Digitalisierung passiert (bzw. muss passieren) also auf mehreren Ebenen, die sich gegenseitig bedingen, beeinflussen und auch entwickeln:

  1. Digitalisierung von Prozessen
    Dieses Digitalisierungsfeld ist keineswegs neu und wird seit dem Einsatz von Computern und Software in Unternehmen kontinuierlich weiter entwickelt. Der treibende Faktor sind hier Effizienzgewinne und Produktivitätssteigerungen. Spätestens seit dem Internet als übergreifendem Netz werden hier zunehmend auch Unternehmensgrenzen überschritten.
  2. Digitalisierung von Produkten/Leistungen
    Eigentliche alle komplexeren physischen Produkte sind heute bereits in irgendeiner Form softwarebasiert (Kaffeeautomaten, Autos), rein digitale Produkte wie Video-on-demand oder Software per Definition ohnehin. Dieser Trend wird weiter voranschreiten, in dem etwa die physische Basis eines Produktes sehr generisch gehalten wird und die eigentliche Funktionalität (oder ein gewisser Mehrwert gegen einen Aufpreis) über Software implementiert wird. (In einem Tesla lassen sich der Autopilot oder “zusätzliche PS” bereits heute per Software-Update nachrüsten.)

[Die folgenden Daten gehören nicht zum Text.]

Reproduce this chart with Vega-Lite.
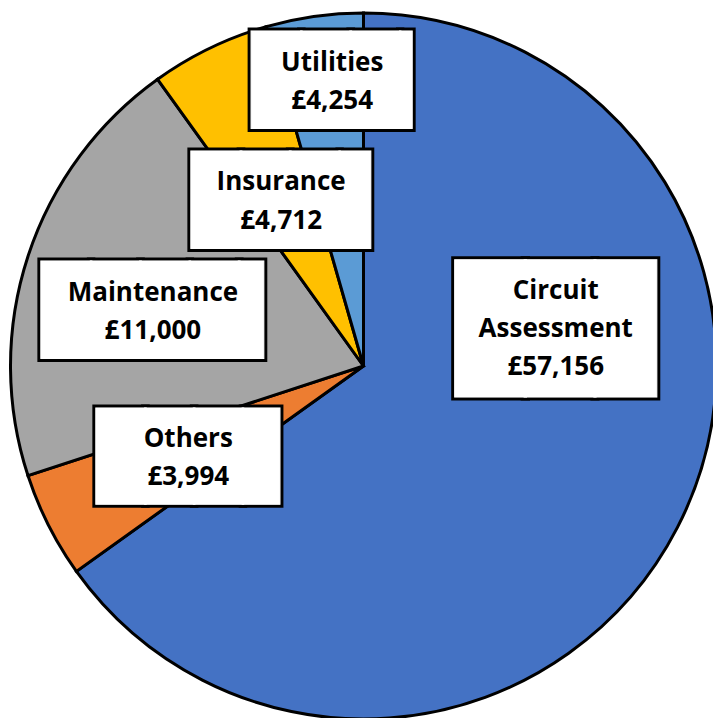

  3. Digitalisierung von Geschäftsmodellen
    Hier verbirgt sich ein besonders radikaler Wandel: Unternehmen verkaufen nicht mehr Produkte oder Dienstleistungen, sondern Lösungen und Services. Das lässt sich gut am Beispiel von Car-Sharing (in all seinen Ausprägungen) zeigen: der Nutzer besitzt kein Auto mehr, sondern mietet es für die Zeit, die er es wirklich benötigt. Um Inspektionen, Reparaturen, Reinigung, TÜV, Betankung usw. muss er sich keine Gedanken machen.
    Er kauft also den reinen Nutzen: Mobilität.
    Weiterhin sind hier Plattform-Modelle zu nennen, die Nachfrage und Angebot mehr oder weniger intelligent und nutzenstiftend zusammenbringen und über Provisionen oder Zusatzleistungen Gewinne erzielen. Beispiele sind hier die App Stores, aber auch der Amazon MarktplatzGoogle und Facebook.
  4. Digitalisierung der Arbeitswelt
    All das kann nicht ohne einen Wandel der Arbeitswelt passieren, und auch das ist bereits beobachtbar, besonders natürlich in den treibenden Branchen wie Software-Entwicklung, Internet-Agenturen und „irgendwas mit Medien“.
    Aber mittlerweile ziehen auch etablierte Unternehmen nach und merken, dass die bisher etablierten Arbeitsstrukturen und -Modelle einerseits an den Widerstand und die Bedürfnisse der neuen Arbeitnehmergeneration stossen („Generation Y“) und andererseits den Anforderungen an eine immer komplexere, vernetztere, unsichere und mehrdeutige unternehmerische Realität (VUCA) nicht mehr gerecht werden.
    Hier entstehen derzeit Konzepte und Ideen wie New Work und radikal geänderte (aber nicht unbedingt neue) Unternehmensformen wie selbstorganisierte Unternehmen und holokratische Strukturen. All das bietet gleichzeitig die Chance einer humaneren und sinnstiftenden Arbeitswelt für alle beteiligten Akteure.
  5. Digitalisierung der Gesellschaft
    Weiterhin muss sicherlich ein sozial-psychologischer Aspekt der Digitalisierung angeführt werden: der Digitalisierungs-Begriff ist nebulös, potentiell angstbesetzt und für den Einzelnen in seinen Auswirkungen kaum absehbar.
    Die gesellschaftlichen Auswirkungen werden von positiven Aspekten wie nie da gewesenen Möglichkeiten zur globalen Partizipation, der (Selbst-)Verwirklichung und individuellen Lebensmodellen reichen bis hin zur drastisch verstärkten Existenzangst durch drohenden Jobverlust sowie negative Auswirkungen auf die eigene physische und psychische Gesundheit durch Arbeitsverdichtung, stetigen Wandel und andauernde Erreichbarkeit.
    Digitalisierung mag zudem zu mehr Eigenverantwortung und einem neuen Selbstbewusstsein führen: Menschen informieren sich (was von Fachleuten nicht immer gerne gesehen wird) immer stärker selbst über Krankheiten und andere, persönlich relevante Sachverhalte. Die persönlichen Probleme “gehören mir” — gewünscht wird keine bevormundende Expertenberatung mehr, sondern eher Begleitung und Anleitung zur Selbsthilfe. Insofern ist hier auch ein demokratisierender und “ermöglichender” Aspekt enthalten.

“Digitalisierung” ist also sehr vielschichtig und eröffnet für alle Akteure und die gesamte Gesellschaft vielfältige Handlungsfelder. Da diese stark aneinander gekoppelt sind und sich gegenseitig in komplexer Weise beeinflussen, sind die Auswirkungen der Digitalisierung heute noch kaum oder nur in Ansätzen absehbar.